Кроме ранее упоминаемых лиц, в жандармских донесениях часто фигурировал «по подозрениям во взятках» советник палаты уголовного суда Николай Николаевич Иванов. Однако его послужной список не был запятнан. По формальным параметрам, перед нами вполне добропорядочный, не замешанный ни в каких злоупотреблениях чиновник сорока лет. Иванов являлся советником Казанской палаты уголовного суда с ноября 1819 г. За этот период был награжден орденом Святого кн. Владимира IV степени в 1824 г. и орденом Святой Анны II степени в 1831 г. за самоотверженную борьбу с холерой. Он успешно продвигался по служебной лестнице: в 1826 г. получил чин коллежского асессора, в 1830 г. — надворного советника, кроме того, не раз удостаивался Высочайшего Императорского благоволения[521]
. А вот доказать вымогательство взяток Ивановым оказалось делом непростым. В одном из жан дармских рапортов открыто сообщалось: «…чиновники знают, что доказать их взятки законным порядком едва ли возможно, следовательно, законы, долженствующие ограждать невинных, во многих случаях дают средства к лихоимству. Общая постоянная молва всегда справедлива, и если внезапно взять на рассмотрение бумаги Иванова, то найдутся ломбардные билеты на большую сумму, которую приобрести не мог он ничем другим как лихоимством»[522]. Однако и эти билеты могли служить лишь косвенным доказательством. Данное обстоятельство подтолкнуло военного губернатора к поиску неформальных путей избавления от этого чиновника.Под грифом «секретно» он написал приватное письмо министру юстиции Дашкову[523]

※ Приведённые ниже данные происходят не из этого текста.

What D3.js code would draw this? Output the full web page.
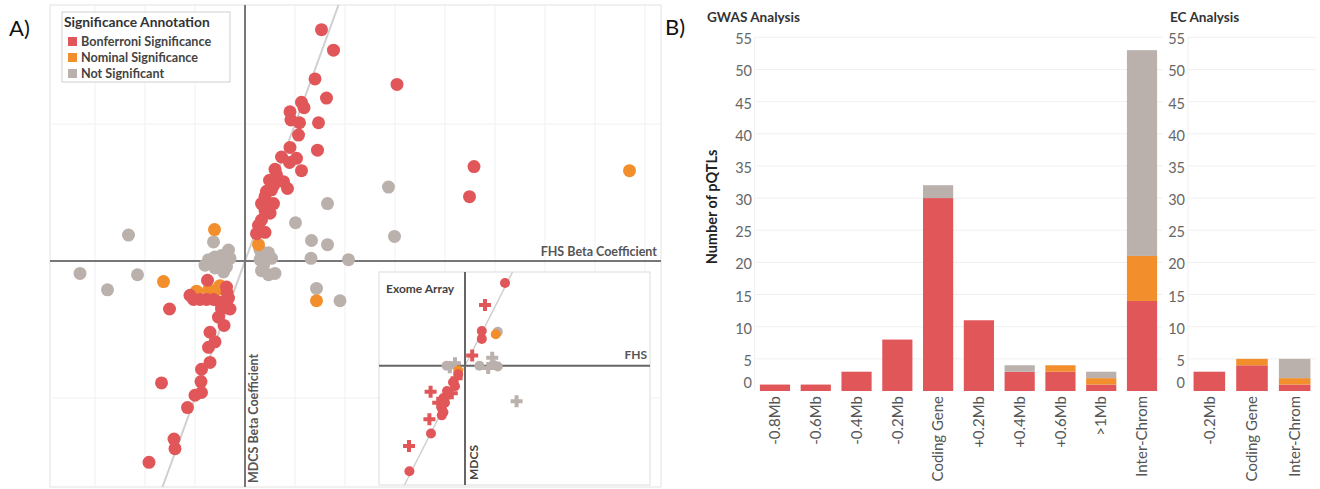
<!DOCTYPE html>
<html>
<head>
<meta charset="utf-8">
<script src="https://cdn.jsdelivr.net/npm/d3@7"></script>
<style>
  body { margin: 0; background: #fff; }
  svg { display: block; font-family: Lato, "Open Sans", sans-serif; }
</style>
</head>
<body>
<svg id="chart" width="1320" height="489"></svg>
<script>
// ---- panel A data: [FHS beta, MDCS beta]
const bonfPts = [
  [0.153, 0.169], [0.177, 0.154], [0.140, 0.133], [0.163, 0.119], [0.113, 0.116],
  [0.118, 0.112], [0.090, 0.109], [0.092, 0.103], [0.109, 0.101], [0.147, 0.101],
  [0.107, 0.092], [0.090, 0.083], [0.145, 0.081], [0.073, 0.076], [0.089, 0.072],
  [0.103, 0.075], [0.113, 0.066], [0.060, 0.067], [0.063, 0.063], [0.049, 0.059],
  [0.077, 0.058], [0.057, 0.055], [0.085, 0.053], [0.043, 0.051], [0.053, 0.052],
  [0.033, 0.042], [0.057, 0.042], [0.040, 0.037], [0.050, 0.035], [0.033, 0.030],
  [0.027, 0.026], [0.040, 0.021], [0.023, 0.020], [0.050, 0.052], [0.040, 0.047],
  [0.304, 0.129], [0.458, 0.069], [0.449, 0.047],
  [-0.075, -0.014], [-0.151, -0.035], [-0.103, -0.028], [-0.090, -0.028], [-0.077, -0.028],
  [-0.063, -0.028], [-0.050, -0.030], [-0.037, -0.019], [-0.033, -0.027], [-0.030, -0.035],
  [-0.047, -0.035], [-0.053, -0.041], [-0.042, -0.047], [-0.070, -0.052], [-0.060, -0.059],
  [-0.073, -0.063], [-0.070, -0.074], [-0.087, -0.079], [-0.167, -0.089], [-0.088, -0.088],
  [-0.087, -0.096], [-0.100, -0.098], [-0.115, -0.107], [-0.142, -0.130], [-0.140, -0.137],
  [-0.192, -0.147], [-0.036, -0.023], [-0.110, -0.025]
];
const nomPts = [
  [-0.061, 0.023], [0.027, 0.012], [-0.163, -0.015], [0.143, -0.029], [0.769, 0.066],
  [-0.097, -0.022], [-0.073, -0.021], [-0.050, -0.018], [-0.057, -0.021]
];
const notPts = [
  [-0.233, 0.019], [-0.330, -0.009], [-0.215, -0.010], [-0.275, -0.021], [0.165, 0.042],
  [0.287, 0.054], [0.299, 0.018], [0.101, 0.028], [0.133, 0.015], [0.165, 0.012],
  [0.132, 0.002], [0.207, 0.001], [0.143, -0.020], [0.190, -0.029],
  [0.030, 0.008], [0.047, 0.006], [0.053, 0.002], [0.030, 0.001], [0.037, -0.003],
  [0.033, -0.007], [0.047, -0.010], [0.060, -0.009],
  [-0.063, 0.014], [-0.033, 0.008], [-0.047, 0.004], [-0.060, 0.003], [-0.030, 0.002],
  [-0.073, 0.001], [-0.053, -0.002], [-0.080, -0.003], [-0.037, -0.004], [-0.060, -0.005],
  [-0.043, -0.008]
];

// inset (Exome Array): [FHS, MDCS, shape]
const exBonf = [
  [0.100, 0.105, 'c'], [0.042, 0.044, 'c'], [0.042, 0.034, 'c'], [-0.017, -0.011, 'c'],
  [-0.025, -0.026, 'c'], [-0.042, -0.037, 'c'], [-0.054, -0.041, 'c'], [-0.050, -0.047, 'c'],
  [-0.058, -0.054, 'c'], [-0.054, -0.059, 'c'], [-0.058, -0.063, 'c'], [-0.085, -0.086, 'c'],
  [-0.139, -0.134, 'c'], [-0.030, -0.021, 'c'], [-0.045, -0.032, 'c'],
  [0.050, 0.077, 'p'], [0.018, 0.013, 'p'], [-0.021, -0.016, 'p'], [-0.033, -0.035, 'p'],
  [-0.086, -0.033, 'p'], [-0.089, -0.068, 'p'], [-0.140, -0.102, 'p'], [-0.067, -0.047, 'p']
];
const exNom = [[0.077, 0.040, 'c'], [-0.017, -0.006, 'c']];
const exNot = [
  [0.082, 0.043, 'c'], [-0.046, 0.000, 'c'], [0.036, 0.000, 'c'], [0.082, -0.001, 'c'],
  [0.071, 0.001, 'c'],
  [-0.025, 0.003, 'p'], [-0.038, -0.002, 'p'], [0.058, -0.003, 'p'], [0.068, 0.010, 'p'],
  [0.129, -0.045, 'p']
];

// ---- panel B data
const gwasCats = ['-0.8Mb', '-0.6Mb', '-0.4Mb', '-0.2Mb', 'Coding Gene', '+0.2Mb', '+0.4Mb', '+0.6Mb', '>1Mb', 'Inter-Chrom'];
const gwasBonf = [1, 1, 3, 8, 30, 11, 3, 3, 1, 14];
const gwasNom = [0, 0, 0, 0, 0, 0, 0, 1, 1, 7];
const gwasNot = [0, 0, 0, 0, 2, 0, 1, 0, 1, 32];
const ecCats = ['-0.2Mb', 'Coding Gene', 'Inter-Chrom'];
const ecBonf = [3, 4, 1];
const ecNom = [0, 1, 1];
const ecNot = [0, 0, 3];
const yTicks = [0, 5, 10, 15, 20, 25, 30, 35, 40, 45, 50, 55];

const legendItems = ['Bonferroni Significance', 'Nominal Significance', 'Not Significant'];
const colors = ['#e15759', '#f28e2b', '#bab0ac'];

const svg = d3.select('#chart');

// ================= panel A =================
const x = d3.scaleLinear().domain([-0.39, 0.832]).range([50, 661]);
const y = d3.scaleLinear().domain([-0.165, 0.187]).range([487, 5]);

const a = svg.append('g');

a.append('rect')
  .attr('x', 50).attr('y', 5).attr('width', 611).attr('height', 482)
  .attr('fill', '#fff').attr('stroke', '#e2e2e2');

// grid
a.selectAll('.gx')
  .data([-0.3, -0.2, -0.1, 0.1, 0.2, 0.3, 0.4, 0.5, 0.6, 0.7, 0.8])
  .enter().append('line')
  .attr('x1', d => x(d)).attr('x2', d => x(d))
  .attr('y1', 5).attr('y2', 487)
  .attr('stroke', '#f1f1f1');
a.selectAll('.gy')
  .data([-0.1, 0.1])
  .enter().append('line')
  .attr('x1', 50).attr('x2', 661)
  .attr('y1', d => y(d)).attr('y2', d => y(d))
  .attr('stroke', '#f1f1f1');

// identity line
a.append('line')
  .attr('x1', x(-0.165)).attr('y1', y(-0.165))
  .attr('x2', x(0.187)).attr('y2', y(0.187))
  .attr('stroke', '#cfcfcf').attr('stroke-width', 2);

// zero lines
a.append('line')
  .attr('x1', 50).attr('x2', 661).attr('y1', y(0)).attr('y2', y(0))
  .attr('stroke', '#777').attr('stroke-width', 2);
a.append('line')
  .attr('x1', x(0)).attr('x2', x(0)).attr('y1', 5).attr('y2', 487)
  .attr('stroke', '#777').attr('stroke-width', 2);

[notPts, nomPts, bonfPts].forEach((pts, i) => {
  a.selectAll('.p' + i)
    .data(pts)
    .enter().append('circle')
    .attr('cx', d => x(d[0]))
    .attr('cy', d => y(d[1]))
    .attr('r', 6.5)
    .attr('fill', colors[2 - i]);
});

a.append('text')
  .attr('x', 657).attr('y', 256)
  .attr('text-anchor', 'end')
  .attr('font-size', '12.5px').attr('font-weight', 'bold').attr('fill', '#555')
  .text('FHS Beta Coefficient');

a.append('text')
  .attr('transform', `translate(${x(0) + 13}, 483) rotate(-90)`)
  .attr('font-size', '12.5px').attr('font-weight', 'bold').attr('fill', '#555')
  .text('MDCS Beta Coefficient');

// legend
const lg = a.append('g');
lg.append('rect')
  .attr('x', 62).attr('y', 12).attr('width', 168).attr('height', 70)
  .attr('fill', '#fff').attr('stroke', '#cfcfcf');
lg.append('text')
  .attr('x', 64).attr('y', 27)
  .attr('font-size', '13.8px').attr('font-weight', 'bold').attr('fill', '#333')
  .text('Significance Annotation');
legendItems.forEach((t, i) => {
  lg.append('rect')
    .attr('x', 68).attr('y', 37 + i * 16).attr('width', 9).attr('height', 9)
    .attr('fill', colors[i]);
  lg.append('text')
    .attr('x', 81).attr('y', 46 + i * 16)
    .attr('font-size', '12.6px').attr('font-weight', 'bold').attr('fill', '#444')
    .text(t);
});

// inset
const ix = d3.scaleLinear().domain([-0.215, 0.4625]).range([379, 650]);
const iy = d3.scaleLinear().domain([-0.1514, 0.1189]).range([485, 272]);
const ins = svg.append('g');
ins.append('rect')
  .attr('x', 379).attr('y', 272).attr('width', 271).attr('height', 213)
  .attr('fill', '#fff').attr('stroke', '#dcdcdc');
ins.append('line')
  .attr('x1', ix(-0.1514)).attr('y1', iy(-0.1514))
  .attr('x2', ix(0.1189)).attr('y2', iy(0.1189))
  .attr('stroke', '#cfcfcf').attr('stroke-width', 1.5);
ins.append('line')
  .attr('x1', 379).attr('x2', 650).attr('y1', iy(0)).attr('y2', iy(0))
  .attr('stroke', '#666').attr('stroke-width', 2);
ins.append('line')
  .attr('x1', ix(0)).attr('x2', ix(0)).attr('y1', 272).attr('y2', 485)
  .attr('stroke', '#666').attr('stroke-width', 2);

const cross = d3.symbol().type(d3.symbolCross).size(80);
[exNot, exNom, exBonf].forEach((pts, i) => {
  const col = colors[2 - i];
  ins.selectAll('.ic' + i)
    .data(pts.filter(d => d[2] === 'c'))
    .enter().append('circle')
    .attr('cx', d => ix(d[0])).attr('cy', d => iy(d[1]))
    .attr('r', 5).attr('fill', col);
  ins.selectAll('.ip' + i)
    .data(pts.filter(d => d[2] === 'p'))
    .enter().append('path')
    .attr('d', cross)
    .attr('transform', d => `translate(${ix(d[0])},${iy(d[1])})`)
    .attr('fill', col);
});

ins.append('text')
  .attr('x', 386).attr('y', 293)
  .attr('font-size', '12px').attr('font-weight', 'bold').attr('fill', '#444')
  .text('Exome Array');
ins.append('text')
  .attr('x', 647).attr('y', 359)
  .attr('text-anchor', 'end')
  .attr('font-size', '12px').attr('font-weight', 'bold').attr('fill', '#555')
  .text('FHS');
ins.append('text')
  .attr('transform', `translate(${ix(0) + 13}, 480) rotate(-90)`)
  .attr('font-size', '12px').attr('font-weight', 'bold').attr('fill', '#444')
  .text('MDCS');

svg.append('text')
  .attr('x', 9).attr('y', 36)
  .attr('font-size', '22px').attr('fill', '#111')
  .text('A)');

// ================= panel B =================
svg.append('text')
  .attr('x', 665).attr('y', 35)
  .attr('font-size', '22px').attr('fill', '#111')
  .text('B)');

const yb = d3.scaleLinear().domain([0, 55]).range([391, 37.3]);

function drawPanel(cats, series, x0, x1, title, titleX, labelX) {
  const g = svg.append('g');
  const xb = d3.scaleBand().domain(cats).range([x0, x1]).paddingInner(0.26).paddingOuter(0.13);

  g.selectAll('.grid')
    .data(yTicks.filter(d => d > 0))
    .enter().append('line')
    .attr('x1', x0).attr('x2', x1)
    .attr('y1', d => yb(d)).attr('y2', d => yb(d))
    .attr('stroke', '#f0f0f0');
  g.append('line')
    .attr('x1', x0).attr('x2', x0).attr('y1', 37).attr('y2', 391)
    .attr('stroke', '#f0f0f0');

  const rows = cats.map((c, i) => ({ cat: c, bonf: series[0][i], nom: series[1][i], not: series[2][i] }));
  const stack = d3.stack().keys(['bonf', 'nom', 'not'])(rows);
  stack.forEach((layer, k) => {
    g.selectAll('.b' + k)
      .data(layer)
      .enter().append('rect')
      .attr('x', d => xb(d.data.cat))
      .attr('width', xb.bandwidth())
      .attr('y', d => yb(d[1]))
      .attr('height', d => yb(d[0]) - yb(d[1]))
      .attr('fill', colors[k]);
  });

  const ax = g.append('g')
    .attr('transform', `translate(${labelX},0)`)
    .call(d3.axisLeft(yb).tickValues(yTicks).tickSize(0).tickPadding(0));
  ax.select('.domain').remove();
  ax.selectAll('text')
    .attr('font-family', 'Lato, sans-serif')
    .attr('font-size', '14.5px')
    .attr('fill', '#666')
    .attr('dy', d => d === 0 ? '-0.25em' : '0.45em');

  const xa = g.append('g')
    .attr('transform', 'translate(0,391)')
    .call(d3.axisBottom(xb).tickSize(0).tickPadding(0));
  xa.select('.domain').remove();
  xa.selectAll('text')
    .attr('font-family', 'Lato, sans-serif')
    .attr('font-size', '15px')
    .attr('fill', '#555')
    .attr('transform', 'rotate(-90)')
    .attr('text-anchor', 'end')
    .attr('x', -5)
    .attr('y', 0)
    .attr('dy', '0.35em');

  g.append('text')
    .attr('x', titleX).attr('y', 22)
    .attr('font-size', '13.6px').attr('font-weight', 'bold').attr('fill', '#333')
    .text(title);
}

drawPanel(gwasCats, [gwasBonf, gwasNom, gwasNot], 754.6, 1162.4, 'GWAS Analysis', 707, 752);
drawPanel(ecCats, [ecBonf, ecNom, ecNot], 1188, 1316, 'EC Analysis', 1170, 1185);

svg.append('text')
  .attr('transform', 'translate(717,207) rotate(-90)')
  .attr('text-anchor', 'middle')
  .attr('font-size', '14.5px').attr('font-weight', 'bold').attr('fill', '#222')
  .text('Number of pQTLs');
</script>
</body>
</html>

. В нем Стрекалов сообщал о положении дел в палате уголовного суда, давая понять, что рабочий стиль советника Иванова идет вразрез с его «мнениями и затрудняет» рассмотрение дел в Сенате, отчего следует «бесполезное умножение переписки, сопряженной с медленностью разрешения участи подсудимых». Губернатор отмечал, что неэффективность палаты уголовного суда царит вот уже лет пять, упоминал о некомпетентности советника, поскольку «несколько человек, сосланных по приговору в Сибирь, затем были возвращены указами Сената». Выход ему виделся в переводе Н. Н. Иванова без «дальнейших неприятностей» в другую губернию. Вместо него на образовавшуюся вакансию он просил назначить коллежского советника Москотильникова: «Сей шестидесятилетний старец, с умом образованным, с сведениями многолетнею опытностию приобретенными, мог бы быть надежным помощником в трудах господину председателю палаты и при своей деятельности и благомыслию обеспечил бы течение дел столь часто затрудняющих высшее начальство излишнею перепискою». Вероятно, жизнь этого «казанского Сперанского» и есть живое воплощение управленческих традиций, их переломов и возрождения. В Казани один за другим сменялись губернаторы, и каждый ходатайствовал о нем. Зарекомендовав себя как одаренный самоучка, этот просвещенный бюрократ был востребован губернской администрацией на протяжении всей своей жизни. Розен, а затем Стрекалов добивались восстановления его в должности. Военный губернатор инициировал замену «благожелательного» советника уголовной палаты шестидесятилетним старцем, бывшим под судом. В декабре 1832 г. Н. Н. Иванов был перемещен в Пензу с сохранением должности.Граф Бенкендорф на протяжении ряда лет имел сведения «о предосудительных действиях» казанского чиновника Иванова. Он подтвердил, что указанный советник относится к числу «неблагонадежных чиновников», «торгующих правосудием», сумел нажить этим промыслом капитал до четырехсот тысяч[524]
. Его удаление благоприятно сказалось на работе Казанской палаты уголовного суда. Через два года Стрекалов представил к награждению знаками отличия беспорочной службы ее председателя маркиза де Траверса, секретаря Николая Белозерова и столоначальника Спиридона Попова[525]. Применение высылки под надзор полиции, перевод на другое место службы стали одним из способов решения кадровых вопросов при участии губернатора и III Отделения.